– Так хорошо, как можно знать младенца. – На ее лице появляется легкая улыбка. – На самом деле ты стала первым ребенком, которому я сама помогла появиться на свет. Примерно в твои нынешние годы.
Значит, она может рассказать о моих родителях. Или, по крайней мере, о матери.
– Как тебя зовут, кузина?
– Афина. – Ее глаза блестят, когда наши взгляды встречаются. – А ты Катарейн.
– Катрин.
– Если тебе так больше нравится.
Ее голос звучит так спокойно, что я невольно задумываюсь, не оскорбила ли ее своей настойчивостью. Но разве можно отречься от такого человека, каким меня воспитали мать Агнес и магистр Томас?
– Но ты можешь звать меня Кэт.
Эти слова вызывают у нее улыбку:
– Хорошо, Кэт.
Мы останавливаемся у зеленой двери, на которой на уровне глаз нарисован белый круг, перечеркнутый по вертикали толстой линией, которую обвивает змея.
– Знак целителей, – объясняет Афина. – Семейное ремесло.
– Значит, вы тоже врач? – спрашиваю я у Грегора.
Смех зарождается в его груди и вырывается наружу:
– Нет, это брату достался дар целительства, а мне – приятная внешность.
Можно не сомневаться – насчет внешности он шутит.
– Ваш брат?
– Да, брат-близнец.
Афина открывает дверь и жестом приглашает нас пройти.
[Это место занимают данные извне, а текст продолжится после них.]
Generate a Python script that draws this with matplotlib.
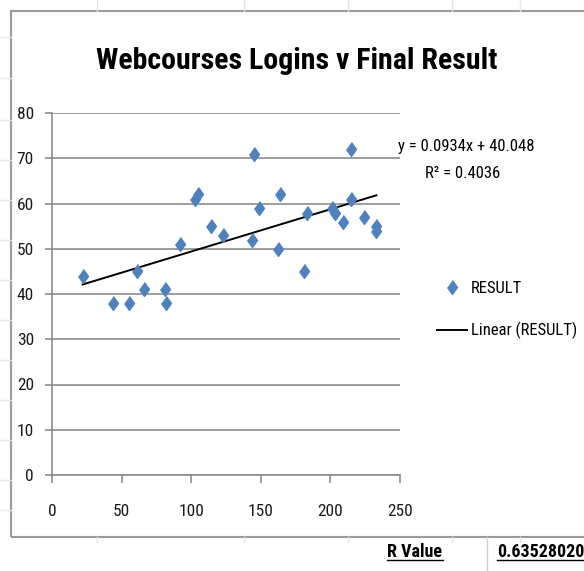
import matplotlib
matplotlib.use("Agg")
import matplotlib.pyplot as plt
from matplotlib.patches import Rectangle
from matplotlib.lines import Line2D
import numpy as np

# logins vs final result
logins = [22, 44, 55, 61, 66, 81, 82, 92, 103, 105, 114, 123, 145, 144,
          149, 162, 164, 181, 183, 201, 203, 209, 215, 215, 224, 233, 233]
result = [44, 38, 38, 45, 41, 41, 38, 51, 61, 62, 55, 53, 71, 52,
          59, 50, 62, 45, 58, 59, 58, 56, 72, 61, 57, 55, 54]
slope, intercept = 0.0934, 40.048
r_squared = 0.4036
r_value = "0.635280206"

xticks = [0, 50, 100, 150, 200, 250]
yticks = [0, 10, 20, 30, 40, 50, 60, 70, 80]

plt.rcParams['font.family'] = ['Roboto Condensed', 'Lato', 'DejaVu Sans']
grey = "#8c8c8c"
blue = "#4F81BD"

W, H = 584, 571
fig = plt.figure(figsize=(W/100, H/100), dpi=100)
ax = fig.add_axes([52/W, 1-475/H, (400-52)/W, (475-113)/H])

diamond = [(0, 1), (0.72, 0), (0, -1), (-0.72, 0)]
ax.plot(logins, result, linestyle="none", marker=diamond, markersize=10,
        color=blue, label="RESULT", zorder=3)
xl = np.array([min(logins), max(logins)])
ax.plot(xl, slope*xl + intercept, color="black", lw=1.4, label="Linear (RESULT)", zorder=2)

ax.set_xlim(0, 250)
ax.set_ylim(0, 80)
ax.set_xticks(xticks)
ax.set_yticks(yticks)
ax.yaxis.grid(True, color=grey, lw=1.2)
ax.set_axisbelow(True)
for s in ["top", "right"]:
    ax.spines[s].set_visible(False)
for s in ["left", "bottom"]:
    ax.spines[s].set_color(grey)
    ax.spines[s].set_linewidth(1.2)
ax.tick_params(axis="y", length=5, width=1.2, color=grey, pad=8, labelsize=12.5,
               labelcolor="#1a1a1a")
ax.tick_params(axis="x", length=6, width=1.2, color=grey, pad=15, labelsize=12.5,
               labelcolor="#1a1a1a")

fig.text(297/W, 1-61/H, "Webcourses Logins v Final Result", ha="center", va="center",
         fontsize=21.5, fontweight="bold")

fig.text(398/W, 1-146/H, "y = 0.0934x + 40.048", ha="left", va="center", fontsize=12)
fig.text(425/W, 1-173/H, "R² = %.4f" % r_squared, ha="left", va="center", fontsize=12)

h, l = ax.get_legend_handles_labels()
fig.legend(h, l, loc="center left", bbox_to_anchor=(422/W, 1-310/H), frameon=False,
           fontsize=12, handlelength=1.8, handletextpad=0.25, labelspacing=1.6)

# chart border and a bit of the sheet around it
fig.add_artist(Rectangle((11/W, 1-537/H), 1.2, (537-11)/H, transform=fig.transFigure,
                         fill=False, ec="#9a9a9a", lw=1.5))
for cx in [97, 244, 348, 452, 520]:
    fig.add_artist(Line2D([cx/W, cx/W], [1-11/H, 1], color="#e4e4e4", lw=1))
    fig.add_artist(Line2D([cx/W, cx/W], [1-537/H, 1-542/H], color="#e4e4e4", lw=1))
for cy in [37, 78, 120, 160, 200, 240, 280, 320, 360, 400, 440, 480, 510]:
    fig.add_artist(Line2D([0, 11/W], [1-cy/H, 1-cy/H], color="#e8e8e8", lw=1))
fig.add_artist(Line2D([487/W, 487/W], [0, 1-537/H], color="#d0d0d0", lw=1))

fig.text(387/W, 1-552/H, "R Value", ha="left", va="center", fontsize=13, fontweight="bold")
fig.text(497/W, 1-552/H, r_value, ha="left", va="center", fontsize=13, fontweight="bold")
fig.add_artist(Line2D([387/W, 443/W], [1-560/H, 1-560/H], color="black", lw=1))
fig.add_artist(Line2D([497/W, 1], [1-560/H, 1-560/H], color="black", lw=1))

fig.savefig("out.png", dpi=100)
Слева стоит лестница, но кузина ведет нас по коридору в дальнюю часть дома. В самом конце – две двери. Справа находится кухня, где с потолка свисают сушеные травы. А напротив – комната для больных, не похожая ни на одну из тех, что я видела раньше.
Хотя в ней нет ни одного окна, воздух свежий – кажется, здесь даже гуляет легкий ветерок. Сферы из полированного камня размером с яблоко, стоящие на небольших постаментах, которые галлийцы называют подсвечниками, освещают комнату мягким светом. Он неяркий, но его хватает, чтобы разглядеть бледную, неподвижную фигуру на кровати.
– Маргерит!
Подбежав к подруге, я опускаюсь на колени и сжимаю ее холодную руку в ладони. Ее голова обмотана чистыми бинтами, но очертания раны проступают даже сквозь них.
– Она меня слышит? – спрашиваю я.
– Да, она слышит практически все. – Афина пододвигает ко мне табурет, который я принимаю с благодарностью. – А вот ты ее так просто не услышишь.
– Для этого нужно прикоснуться к ее крови, верно?
В кои-то веки мне не терпится это сделать. Глаза Грегора сужаются:
– Откуда ты это знаешь?
– Уже делала это, – признаюсь я. – Хотя и случайно.
Улыбка Афины, обращенная к Грегору, полна самодовольства:
– Я же говорила.
Он качает головой:
– Это невозможно. Такая способность – редкость даже для селенаэ. А те, в ком течет разбавленная кровь, намного слабее.
– У меня есть теория на этот счет, но сначала надо поработать. – Афина переворачивает руку Марги и кладет металлический камень на ее ладонь. – Можно заменить кровь этим, – говорит она. – Возьми ее за руку снова.
Я послушно накрываю камень своей ладонью, скрывая его в наших руках, и мысленно зову: «Марга? Ты меня слышишь?»
– Так она не услышит, – Афина упирается пальцем в камень и слегка подталкивает, чтобы он полностью скрылся между нашими ладонями. – Ты должна обращаться к ней вслух.
Значит, кузина и дядя услышат половину нашего разговора. Я делаю глубокий вдох и снова зову:
– Марга?
Я наклоняюсь вперед и накрываю левой ладонью наши соединенные руки.
– Я здесь, Марга! Я здесь.
– Прости, что не пришла раньше.
– Очень хорошо, – хвалит Афина. – Спроси, болит ли у нее что-нибудь.
– Целительница, ухаживающая за тобой, – объясняю я.
Наша связь наполняется страхом. Несомненно, это результат влияния сестры Берты.
Но я не собираюсь лгать, даже если Маргерит никогда не узнает об этом.
– Да. Она прилагает все силы, чтобы тебе помочь.
Я повторяю ее слова Афине.
– Это оттого, что ты лежишь неподвижно. Но, раз ты чувствуешь боль, твой мозг не так сильно пострадал, – кивнув, говорит она.
– Ты помнишь что-нибудь о прошлой ночи? – спрашиваю я у Маргерит. – Видела человека, который причинил тебе боль?
Она замолкает, словно обдумывает, что сказать.